Copy out the listing that follows, exactly, without its pictures.
===
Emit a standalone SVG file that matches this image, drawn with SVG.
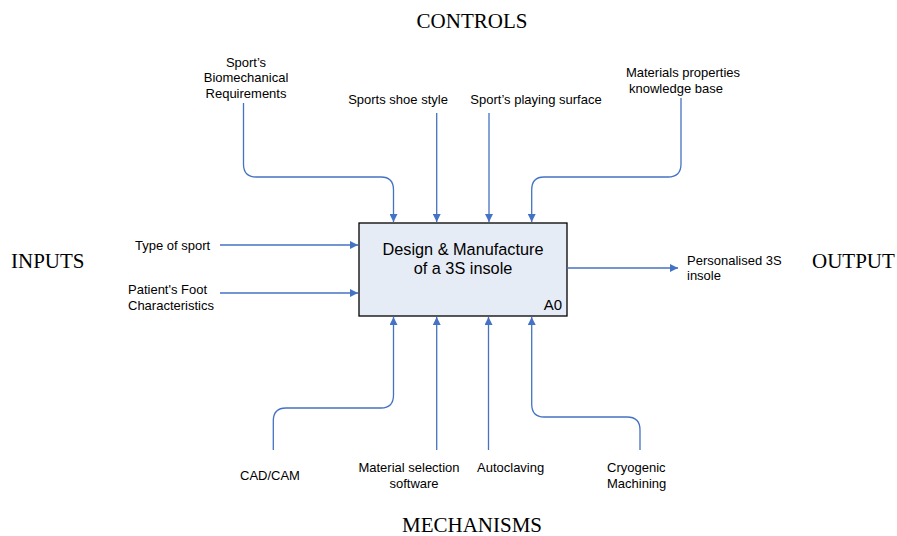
<svg xmlns="http://www.w3.org/2000/svg" width="897" height="536" viewBox="0 0 897 536">
<style>
.lbl{font-family:"Liberation Sans",Arial,sans-serif;font-size:13px;fill:#000}
.hd{font-family:"Liberation Serif","Times New Roman",serif;font-size:21px;fill:#000}
.cn{fill:none;stroke:#4472c4;stroke-width:1.3}
</style>
<defs>
<marker id="ah" viewBox="0 0 10 10" refX="10" refY="5" markerWidth="8" markerHeight="8" markerUnits="userSpaceOnUse" orient="auto">
<path d="M0,0 L10,5 L0,10 z" fill="#4472c4"/>
</marker>
</defs>
<rect width="897" height="536" fill="#fff"/>
<text class="hd" x="472" y="28" text-anchor="middle">CONTROLS</text>
<text class="hd" x="11" y="268">INPUTS</text>
<text class="hd" x="812" y="268">OUTPUT</text>
<text class="hd" x="472" y="532" text-anchor="middle">MECHANISMS</text>
<g id="A0">
<rect x="359" y="223" width="208" height="93" fill="#e6ecf6" stroke="#000" stroke-width="1.3"/>
<text class="lbl" style="font-size:16.3px" x="463" y="255" text-anchor="middle">Design &amp; Manufacture</text>
<text class="lbl" style="font-size:16.3px" x="463" y="274" text-anchor="middle">of a 3S insole</text>
<text class="lbl" style="font-size:15px" x="562" y="310" text-anchor="end">A0</text>
</g>
<g id="connectors">
<path class="cn" marker-end="url(#ah)" d="M243.5,103 V164 Q243.5,177 256,177 H381 Q393.5,177 393.5,190 V222"/>
<path class="cn" marker-end="url(#ah)" d="M436.7,113 V222"/>
<path class="cn" marker-end="url(#ah)" d="M489,113 V222"/>
<path class="cn" marker-end="url(#ah)" d="M681,98 V164 Q681,177 668,177 H544 Q531.7,177 531.7,190 V222"/>
<path class="cn" marker-end="url(#ah)" d="M220,245 H358"/>
<path class="cn" marker-end="url(#ah)" d="M220,293 H358"/>
<path class="cn" marker-end="url(#ah)" d="M567,268 H678"/>
<path class="cn" marker-end="url(#ah)" d="M273.3,450 V421 Q273.3,408 286,408 H381 Q393.5,408 393.5,395 V317"/>
<path class="cn" marker-end="url(#ah)" d="M436.7,450 V317"/>
<path class="cn" marker-end="url(#ah)" d="M488.5,450 V317"/>
<path class="cn" marker-end="url(#ah)" d="M640,450 V430 Q640,417 627,417 H544 Q531.7,417 531.7,404 V317"/>
</g>
<g id="labels">
<g id="c1"><text class="lbl" x="246" y="67" text-anchor="middle">Sport’s</text><text class="lbl" x="246" y="82" text-anchor="middle">Biomechanical</text><text class="lbl" x="246" y="98" text-anchor="middle">Requirements</text></g>
<g id="c2"><text class="lbl" x="398" y="104" text-anchor="middle">Sports shoe style</text></g>
<g id="c3"><text class="lbl" x="536" y="104" text-anchor="middle">Sport’s playing surface</text></g>
<g id="c4"><text class="lbl" x="683" y="77" text-anchor="middle">Materials properties</text><text class="lbl" x="676" y="93" text-anchor="middle">knowledge base</text></g>
<g id="i1"><text class="lbl" x="135" y="250">Type of sport</text></g>
<g id="i2"><text class="lbl" x="128" y="294">Patient's Foot</text><text class="lbl" x="128" y="310">Characteristics</text></g>
<g id="o1"><text class="lbl" x="687" y="265">Personalised 3S</text><text class="lbl" x="687" y="280">insole</text></g>
<g id="m1"><text class="lbl" x="240" y="480">CAD/CAM</text></g>
<g id="m2"><text class="lbl" x="409" y="472" text-anchor="middle">Material selection</text><text class="lbl" x="414" y="488" text-anchor="middle">software</text></g>
<g id="m3"><text class="lbl" x="477" y="472">Autoclaving</text></g>
<g id="m4"><text class="lbl" x="607" y="472">Cryogenic</text><text class="lbl" x="607" y="488">Machining</text></g>
</g>
</svg>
===
- Answer in full
Emit a standalone SVG file that matches this image, drawn with SVG.
<svg xmlns="http://www.w3.org/2000/svg" width="897" height="536" viewBox="0 0 897 536">
<style>
.lbl{font-family:"Liberation Sans",Arial,sans-serif;font-size:13px;fill:#000}
.hd{font-family:"Liberation Serif","Times New Roman",serif;font-size:21px;fill:#000}
.cn{fill:none;stroke:#4472c4;stroke-width:1.3}
</style>
<defs>
<marker id="ah" viewBox="0 0 10 10" refX="10" refY="5" markerWidth="8" markerHeight="8" markerUnits="userSpaceOnUse" orient="auto">
<path d="M0,0 L10,5 L0,10 z" fill="#4472c4"/>
</marker>
</defs>
<rect width="897" height="536" fill="#fff"/>
<text class="hd" x="472" y="28" text-anchor="middle">CONTROLS</text>
<text class="hd" x="11" y="268">INPUTS</text>
<text class="hd" x="812" y="268">OUTPUT</text>
<text class="hd" x="472" y="532" text-anchor="middle">MECHANISMS</text>
<g id="A0">
<rect x="359" y="223" width="208" height="93" fill="#e6ecf6" stroke="#000" stroke-width="1.3"/>
<text class="lbl" style="font-size:16.3px" x="463" y="255" text-anchor="middle">Design &amp; Manufacture</text>
<text class="lbl" style="font-size:16.3px" x="463" y="274" text-anchor="middle">of a 3S insole</text>
<text class="lbl" style="font-size:15px" x="562" y="310" text-anchor="end">A0</text>
</g>
<g id="connectors">
<path class="cn" marker-end="url(#ah)" d="M243.5,103 V164 Q243.5,177 256,177 H381 Q393.5,177 393.5,190 V222"/>
<path class="cn" marker-end="url(#ah)" d="M436.7,113 V222"/>
<path class="cn" marker-end="url(#ah)" d="M489,113 V222"/>
<path class="cn" marker-end="url(#ah)" d="M681,98 V164 Q681,177 668,177 H544 Q531.7,177 531.7,190 V222"/>
<path class="cn" marker-end="url(#ah)" d="M220,245 H358"/>
<path class="cn" marker-end="url(#ah)" d="M220,293 H358"/>
<path class="cn" marker-end="url(#ah)" d="M567,268 H678"/>
<path class="cn" marker-end="url(#ah)" d="M273.3,450 V421 Q273.3,408 286,408 H381 Q393.5,408 393.5,395 V317"/>
<path class="cn" marker-end="url(#ah)" d="M436.7,450 V317"/>
<path class="cn" marker-end="url(#ah)" d="M488.5,450 V317"/>
<path class="cn" marker-end="url(#ah)" d="M640,450 V430 Q640,417 627,417 H544 Q531.7,417 531.7,404 V317"/>
</g>
<g id="labels">
<g id="c1"><text class="lbl" x="246" y="67" text-anchor="middle">Sport’s</text><text class="lbl" x="246" y="82" text-anchor="middle">Biomechanical</text><text class="lbl" x="246" y="98" text-anchor="middle">Requirements</text></g>
<g id="c2"><text class="lbl" x="398" y="104" text-anchor="middle">Sports shoe style</text></g>
<g id="c3"><text class="lbl" x="536" y="104" text-anchor="middle">Sport’s playing surface</text></g>
<g id="c4"><text class="lbl" x="683" y="77" text-anchor="middle">Materials properties</text><text class="lbl" x="676" y="93" text-anchor="middle">knowledge base</text></g>
<g id="i1"><text class="lbl" x="135" y="250">Type of sport</text></g>
<g id="i2"><text class="lbl" x="128" y="294">Patient's Foot</text><text class="lbl" x="128" y="310">Characteristics</text></g>
<g id="o1"><text class="lbl" x="687" y="265">Personalised 3S</text><text class="lbl" x="687" y="280">insole</text></g>
<g id="m1"><text class="lbl" x="240" y="480">CAD/CAM</text></g>
<g id="m2"><text class="lbl" x="409" y="472" text-anchor="middle">Material selection</text><text class="lbl" x="414" y="488" text-anchor="middle">software</text></g>
<g id="m3"><text class="lbl" x="477" y="472">Autoclaving</text></g>
<g id="m4"><text class="lbl" x="607" y="472">Cryogenic</text><text class="lbl" x="607" y="488">Machining</text></g>
</g>
</svg>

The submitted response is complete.